Caramel, amaranth, paprika oleoresin and more natural food coloring
FAQs about Natural Colors for Food
What are natural food colors?
Naturally occurring colorants are those that are obtained by physical or chemical extraction from food (such as plants) or other natural materials (minerals). They are in great demand for applications in which artificial colors are not allowed (eg, the meat industry).
Types of natural food colours?
In the world it is possible to obtain hundreds of natural colorants that can add more than color to the food where it is to be applied. Among the most famous are:
1. Spirulina: It is widely used in sports drinks and is made from a blue-green algae.

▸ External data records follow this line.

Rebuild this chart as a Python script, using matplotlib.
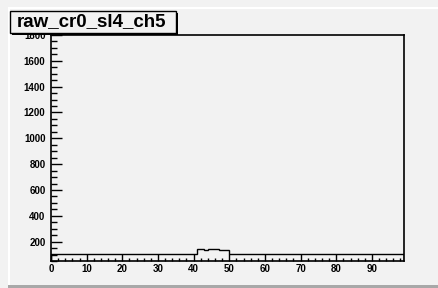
import matplotlib
matplotlib.use("Agg")
import matplotlib.pyplot as plt
from matplotlib.patches import Rectangle
from matplotlib.ticker import MultipleLocator

W, H = 438, 288
BG = '#f2f2f2'

title = "raw_cr0_sl4_ch5"

# histogram: 99 unit bins from 0 to 99
bin_edges = list(range(0, 100))
counts = [108] * 41 + [146, 146, 135, 146, 146, 146, 135, 135, 135] + [108] * 49

x_range = (0, 99)
y_range = (50, 1800)
x_major = 10
x_minor = 2
y_major = 200
y_minor = 50

fig = plt.figure(figsize=(W / 100, H / 100), dpi=100, facecolor=BG)
plt.rcParams['font.family'] = ['Liberation Sans', 'DejaVu Sans']

# frame position in pixels: left 51, right 404, top 35, bottom 261
ax = fig.add_axes([51 / W, 1 - 261 / H, (404 - 51) / W, (261 - 35) / H])
ax.set_facecolor(BG)

ax.stairs(counts, bin_edges, color='black', linewidth=1.0)

ax.set_xlim(*x_range)
ax.set_ylim(*y_range)
ax.xaxis.set_major_locator(MultipleLocator(x_major))
ax.xaxis.set_minor_locator(MultipleLocator(x_minor))
ax.yaxis.set_major_locator(MultipleLocator(y_major))
ax.yaxis.set_minor_locator(MultipleLocator(y_minor))

ax.tick_params(axis='x', which='major', direction='in', length=5, width=1,
               labelsize=7, pad=2)
ax.tick_params(axis='x', which='minor', direction='in', length=2.5, width=1)
ax.tick_params(axis='y', which='major', direction='in', length=8, width=1,
               labelsize=7, pad=4)
ax.tick_params(axis='y', which='minor', direction='in', length=4, width=1)
for lab in ax.get_xticklabels() + ax.get_yticklabels():
    lab.set_fontweight('bold')

for sp in ax.spines.values():
    sp.set_linewidth(1.2)
    sp.set_color('black')

# canvas bevel border (ROOT style)
fig.add_artist(Rectangle((8 / W, 1 - 9 / H), 1 - 8 / W, 1.5 / H,
                         transform=fig.transFigure, color='white', lw=0))
fig.add_artist(Rectangle((8 / W, 0), 1.5 / W, 1 - 8 / H,
                         transform=fig.transFigure, color='white', lw=0))
fig.add_artist(Rectangle((8 / W, 0), 1 - 8 / W, 3.5 / H,
                         transform=fig.transFigure, color='#a8a8a8', lw=0))

# title box with shadow
fig.add_artist(Rectangle((12 / W, 1 - 35 / H), 166 / W, 22 / H,
                         transform=fig.transFigure, color='black', lw=0, zorder=4))
fig.add_artist(Rectangle((10 / W, 1 - 33 / H), 166 / W, 22 / H,
                         transform=fig.transFigure, facecolor=BG,
                         edgecolor='black', lw=1, zorder=5))
fig.text(92 / W, 1 - 22 / H, title, ha='center', va='center',
         fontsize=13.5, fontweight='bold', color='black', zorder=6)

fig.savefig('out.png', dpi=100, facecolor=BG)
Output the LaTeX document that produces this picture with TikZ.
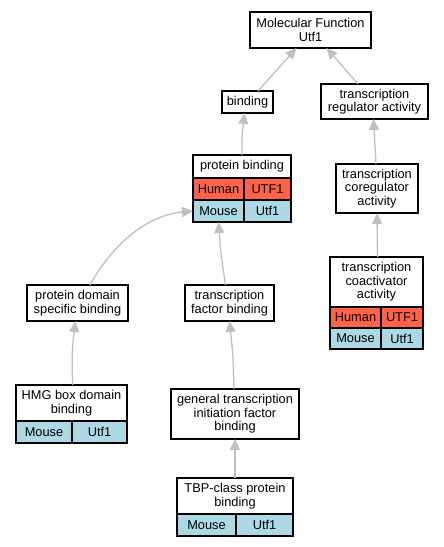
\documentclass[tikz,border=0pt]{standalone}
\usepackage{fontspec}
\setmainfont{Liberation Sans}
\usetikzlibrary{arrows.meta,calc}
\definecolor{human}{HTML}{FF6347}
\definecolor{mouse}{HTML}{ADD8E6}
\definecolor{edgegray}{HTML}{C0C0C0}
\begin{document}
\begin{tikzpicture}[x=1pt,y=-1pt,
  every node/.style={font=\fontsize{12.8}{13.6}\selectfont, inner sep=0pt, outer sep=0pt},
  box/.style={draw=black, line width=1.3pt, fill=white, align=center, rectangle},
  cell/.style={draw=black, line width=1.3pt, rectangle, minimum height=22pt},
  hcell/.style={cell, fill=human},
  mcell/.style={cell, fill=mouse},
  edge/.style={draw=edgegray, line width=1.3pt, -{Triangle[length=11pt,width=10pt]}}
]
\fill[white] (0,0) rectangle (444,547);
\useasboundingbox (0,0) rectangle (444,547);

% Molecular Function
\node[box, minimum width=121pt, minimum height=36pt] (mf) at (310.5,30) {Molecular Function\\Utf1};
\node[box, minimum width=51pt, minimum height=22pt] (bind) at (247.5,102) {binding};
\node[box, minimum width=107pt, minimum height=35pt] (tra) at (374.5,101.5) {transcription\\regulator activity};

% protein binding
\node[box, minimum width=98pt, minimum height=23pt] (pb) at (242,166.5) {protein binding};
\node[hcell, minimum width=51pt] (pbhl) at (218.5,189) {Human};
\node[hcell, minimum width=47pt] (pbhr) at (267.5,189) {UTF1};
\node[mcell, minimum width=51pt] (pbml) at (218.5,211) {Mouse};
\node[mcell, minimum width=47pt] (pbmr) at (267.5,211) {Utf1};

\node[box, minimum width=82pt, minimum height=49pt] (tcr) at (377,188.5) {transcription\\coregulator\\activity};

\node[box, minimum width=101pt, minimum height=36pt] (pdsb) at (77.5,303) {protein domain\\specific binding};
\node[box, minimum width=89pt, minimum height=36pt] (tfb) at (229.5,303) {transcription\\factor binding};

% coactivator
\node[box, minimum width=93pt, minimum height=50pt] (tca) at (376.5,282) {transcription\\coactivator\\activity};
\node[hcell, minimum width=51pt, minimum height=21pt] (tcahl) at (355.5,317.5) {Human};
\node[hcell, minimum width=42pt, minimum height=21pt] (tcahr) at (402,317.5) {UTF1};
\node[mcell, minimum width=51pt, minimum height=21pt] (tcaml) at (355.5,338.5) {Mouse};
\node[mcell, minimum width=42pt, minimum height=21pt] (tcamr) at (402,338.5) {Utf1};

% HMG
\node[box, minimum width=111pt, minimum height=36pt] (hmg) at (71.5,403) {HMG box domain\\binding};
\node[mcell, minimum width=56pt] (hmgml) at (44,432) {Mouse};
\node[mcell, minimum width=55pt] (hmgmr) at (99.5,432) {Utf1};

\node[box, minimum width=128pt, minimum height=50pt] (gtif) at (235,414) {general transcription\\initiation factor\\binding};

% TBP
\node[box, minimum width=116pt, minimum height=36pt] (tbp) at (235,496) {TBP-class protein\\binding};
\node[mcell, minimum width=59pt] (tbpml) at (206.5,525) {Mouse};
\node[mcell, minimum width=57pt] (tbpmr) at (264.5,525) {Utf1};

% edges
\draw[edge] ([xshift=10.5pt]bind.north) -- ([xshift=-14pt]mf.south);
\draw[edge] ([xshift=-16.5pt]tra.north) -- ([xshift=16pt]mf.south);
\draw[edge] (pb.north) .. controls (242,135) .. ([xshift=-3pt]bind.south);
\draw[edge] ([xshift=-1pt]tcr.north) -- ([xshift=-1pt]tra.south);
\draw[edge] ([xshift=1pt]tca.north) -- (tcr.south);
\draw[edge] ([xshift=12.5pt]pdsb.north) .. controls (115,240) and (150,215) .. (pbml.west);
\draw[edge] ([xshift=-4pt]tfb.north) .. controls (221,255) .. (pbml.south);
\draw[edge] ([xshift=1pt]hmg.north) .. controls (72,350) .. ([xshift=-2pt]pdsb.south);
\draw[edge] ([xshift=-1pt]gtif.north) .. controls (233,355) .. (tfb.south);
\draw[edge] (tbp.north) -- (gtif.south);
\end{tikzpicture}
\end{document}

In addition to color, it delivers protein to the food where it will be used.
2. Turmeric: In addition to its anti-inflammatory properties, it provides a spectacular yellow color.
3. Paprika: Provides antioxidants and is used for its red hue.
What is natural caramel color made of?
This natural additive is generally created from corn syrup, using catalysts to produce four kinds of candies that are used depending on the type of industry. In this way it is used for drinks, beers and spirits. This colorant does not affect the flavor profile of the product if used in low concentrations.
Is beta carotene a natural color?
Yes, this pigment comes from carotenoids, which are extracted from different plant sources such as the fruits of the palm oil tree, carrots and different algae. This color is commonly used in margarines, cheeses, ice creams, soups, sauces, among others.
How many caramel colors are there?
At the moment, four different kinds of caramel are registered, which differ according to the reagent used in its manufacture and its implementation:
1. Caustic Caramel (E150a): Used in Whiskey, Rum and toasted or integral cookies.
2. Sulphite Caustic Caramel (E150b): It is commonly used in Cognac, Sherry, Whiskey cream, Syrups and vinegars.
3. Ammonia Caramel (E150c): It is used in industry for beers, energy drinks, cereals, sauces, confectionery and pastries.
4. Sulphite Ammonia Caramel (E150d): Its greatest recognition is in being part of the ingredients of Coca-Cola. In addition, it is used in sauces, vinegars, mustards, mayonnaise, wafers, cereals, among others.